Pundits are now busy trying to figure out the implications of the S&P's decision to lower the U.S. credit rating. Will it cause interest rates to rise? Will it push us closer to another recession? Was the lowering justified?

Credit ratings agencies are influenced by economics and politics, producing judgments of credit worthiness that are occasionally accurate and often maligned from the rear-view mirror or AAA+ companies that declare bankruptcy. Companies and countries can lobby the credit rating agencies, trying to prove to them that they are more worthy than they are. The Treasury is arguing that the downgrade was based on flawed calculations, off by $2 Trillion. As it turns out, the credit rating agency doesn't care about it being off by $2 Trillion... and why should it? The medium and long term projections of the economy that are used by the Congressional Budget Office (CBO) are little more than educated guesswork anyway (anyone remember the massive budget bonuses from the end of the Cold War?).

The S&P certainly included in its judgement the fact that the U.S. has one of the lowest tax rates of any OECD country and cannot be long term economically viable without raising revenue and lowering expenses. In addition to the data on projected revenue and expenses, the S&P weighs the political climate. In this case, they are sending a clear message to the politicians who decided to threaten to not pay U.S. obligations with the political games associated with the debt ceiling. Note to Washington: When you brag that you may or may not fulfill your obligations, the next person in line gets to hear that as well.

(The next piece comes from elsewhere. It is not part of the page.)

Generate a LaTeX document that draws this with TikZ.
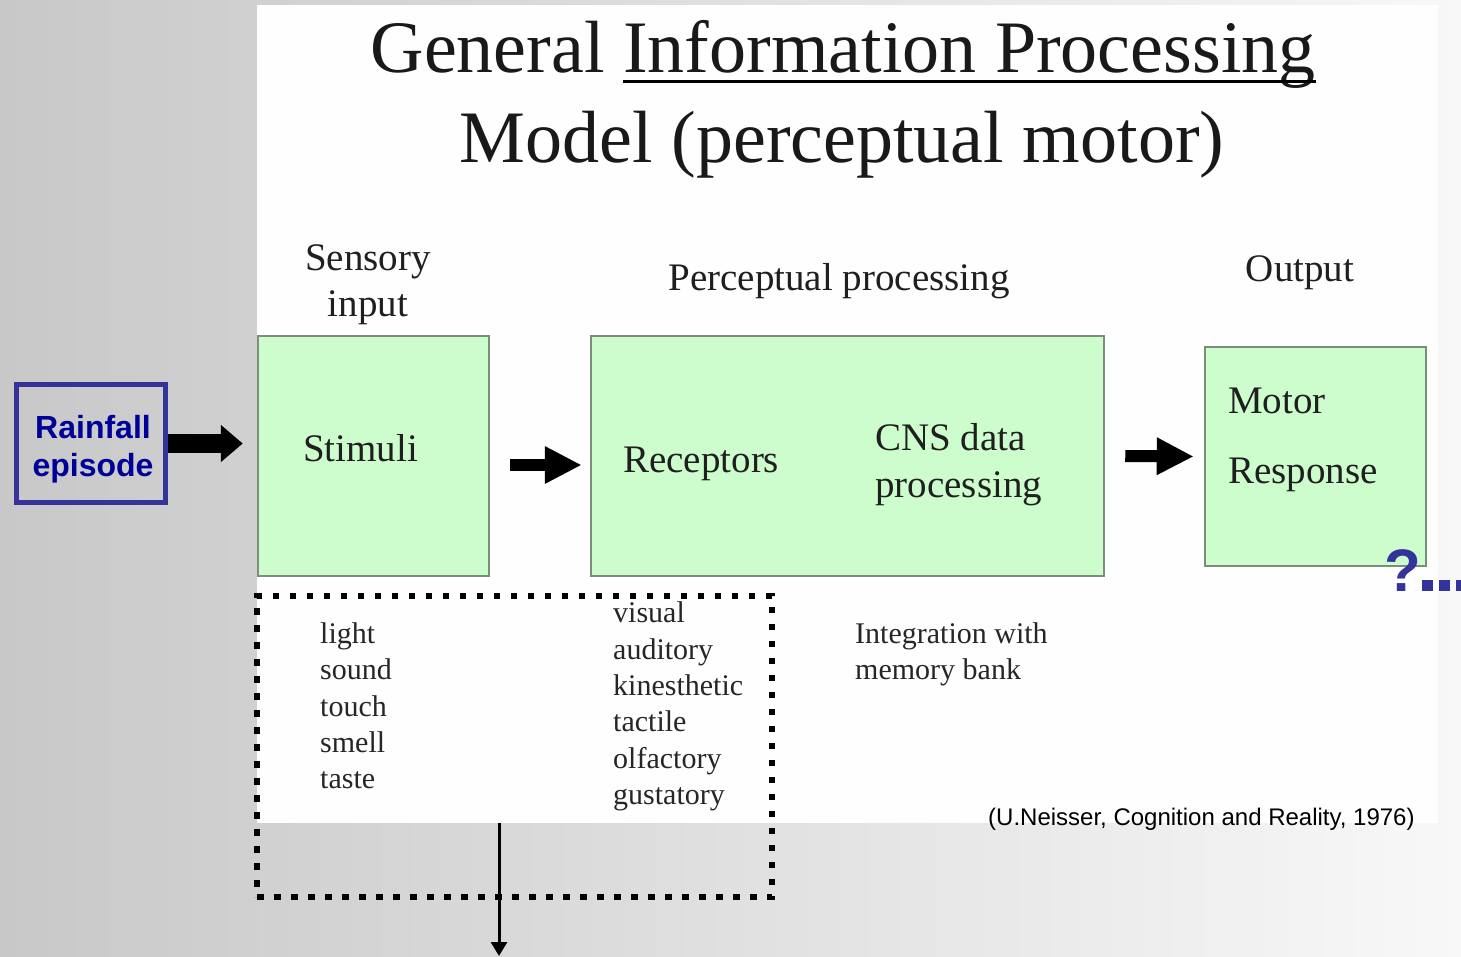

The S&P is doing something that the adults in Washington should have done a long time ago, noticed that you can't keep cutting your tax revenue while raising your expenses and simultaneously threaten that you won't pay off obligations... and still be considered AAA+ creditworthy. There are a lot of descriptions for countries and companies that operate without regard to any reality of finances but AAA+ creditworthy is not one of them.

So what is the interpretation of this credit rating cut? Short term, few people really know and many people think it will have little impact. Long term, its another sign that the U.S. is allowing itself to self-destruct piece by piece, year by year with political games being played while real Americans suffer.

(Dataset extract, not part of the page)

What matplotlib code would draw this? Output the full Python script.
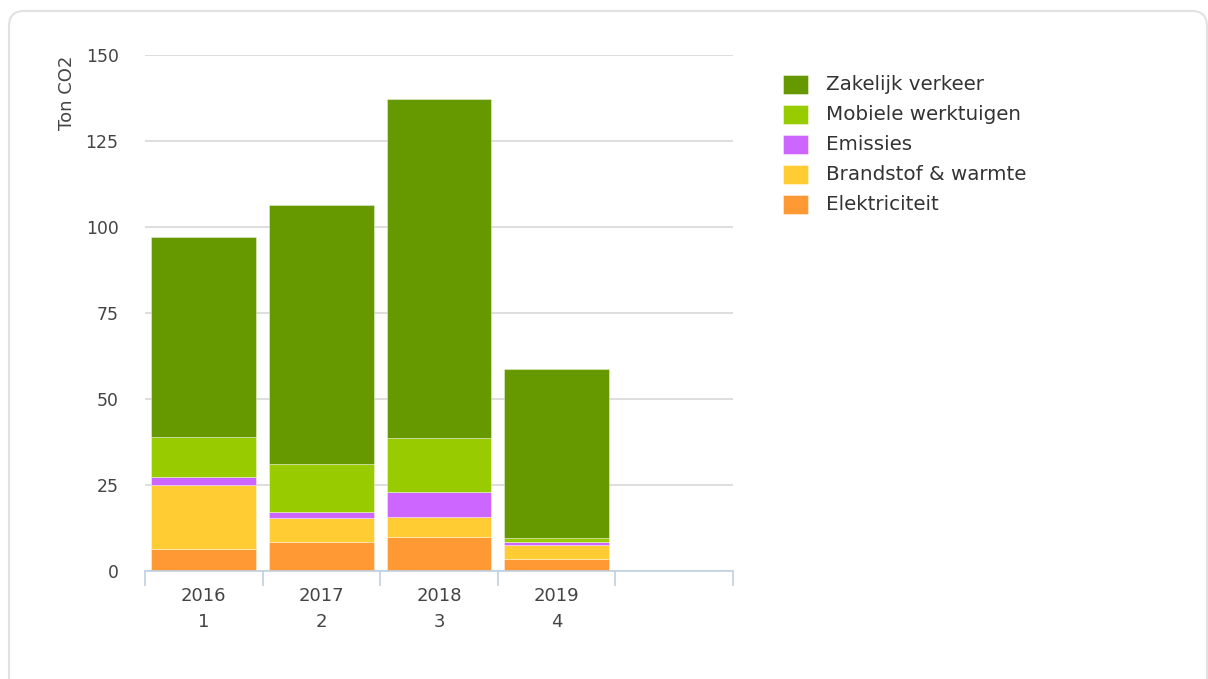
import matplotlib
matplotlib.use("Agg")
import matplotlib.pyplot as plt
from matplotlib.patches import FancyBboxPatch, Rectangle

years = ["2016", "2017", "2018", "2019"]
periods = ["1", "2", "3", "4"]
series_names = ["Elektriciteit", "Brandstof & warmte", "Emissies", "Mobiele werktuigen", "Zakelijk verkeer"]
elektriciteit = [6.5, 8.4, 10.0, 3.5]
brandstof = [18.5, 6.9, 5.8, 4.1]
emissies = [2.4, 1.9, 7.3, 0.9]
mobiele = [11.6, 13.8, 15.5, 1.0]
zakelijk = [58.1, 75.4, 98.6, 49.2]
colors = ["#FF9933", "#FFCC33", "#CC66FF", "#99CC00", "#669900"]
yticks = [0, 25, 50, 75, 100, 125, 150]

plt.rcParams['font.family'] = ['DejaVu Sans']
W, H = 1208, 679
fig = plt.figure(figsize=(W/100, H/100), dpi=100)

# pixel overlay for card frame and legend
bg = fig.add_axes([0, 0, 1, 1], zorder=-1)
bg.set_xlim(0, W)
bg.set_ylim(H, 0)
bg.axis('off')
bg.add_patch(FancyBboxPatch((9, 11), 1198, 690, boxstyle="round,pad=0,rounding_size=15",
                            fill=False, edgecolor="#e2e2e2", linewidth=1.5))

ax = fig.add_axes([145/W, 1-571/H, (733-145)/W, (571-55)/H])
data = [elektriciteit, brandstof, emissies, mobiele, zakelijk]
x = list(range(len(years)))
bottom = [0]*len(years)
for vals, c, name in zip(data, colors, series_names):
    ax.bar(x, vals, bottom=bottom, width=0.89, color=c, edgecolor=(1, 1, 1, 0.45),
           linewidth=0.6, label=name, zorder=3)
    bottom = [bo + v for bo, v in zip(bottom, vals)]

ax.set_xlim(-0.5, 4.5)
ax.set_ylim(0, 150)
ax.set_yticks(yticks)
ax.set_yticklabels([str(t) for t in yticks], fontsize=12.4, color="#444444")
ax.yaxis.grid(True, color="#d8d8d8", linewidth=1.2, zorder=0)
ax.tick_params(axis='y', length=0, pad=19)
ax.set_xticks([i - 0.5 for i in range(6)])
ax.set_xticklabels([])
ax.tick_params(axis='x', length=11, color="#c0d0e0", width=1.2, direction='out')
for i, (yr, p) in enumerate(zip(years, periods)):
    ax.text(i, 1 - (596 - 55) / 516, yr, transform=ax.get_xaxis_transform(), ha='center', va='center',
            fontsize=13, color="#444444")
    ax.text(i, 1 - (622 - 55) / 516, p, transform=ax.get_xaxis_transform(), ha='center', va='center',
            fontsize=13, color="#444444")
for s in ["top", "right", "left"]:
    ax.spines[s].set_visible(False)
ax.spines["bottom"].set_color("#c0d0e0")
ax.spines["bottom"].set_linewidth(1.2)
ax.spines["bottom"].set_zorder(4)

bg.text(67, 93, "Ton CO2", rotation=90, ha='center', va='center', fontsize=13, color="#444444")

# legend (manual placement)
labels_order = ["Zakelijk verkeer", "Mobiele werktuigen", "Emissies", "Brandstof & warmte", "Elektriciteit"]
for k, name in enumerate(labels_order):
    cy = 84 + k * 30.2
    c = colors[series_names.index(name)]
    bg.add_patch(Rectangle((783, cy - 9.5), 25, 19, facecolor=c,
                           edgecolor=(1, 1, 1, 0.5), linewidth=0.6))
    bg.text(826, cy, name, ha='left', va='center', fontsize=14.3, color="#333333")

fig.savefig("out.png", dpi=100)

This credit rating shift will certainly prompt a series of finger pointing exercises -- from those who manufactured the debt ceiling crisis to those who allowed the crisis to occur in the first place. In the end, it is America that loses in these games of manufactured political and economic brinksmenship, as the S & P just reminded us all.

As for that friend, after seeing how cavalier he was about paying me back, I dropped his credit rating all the way down to zero and, to this day, he can't even borrow a pen from me. Let's hope that, in the long term, creditors doesn't adopt this same attitude towards the U.S.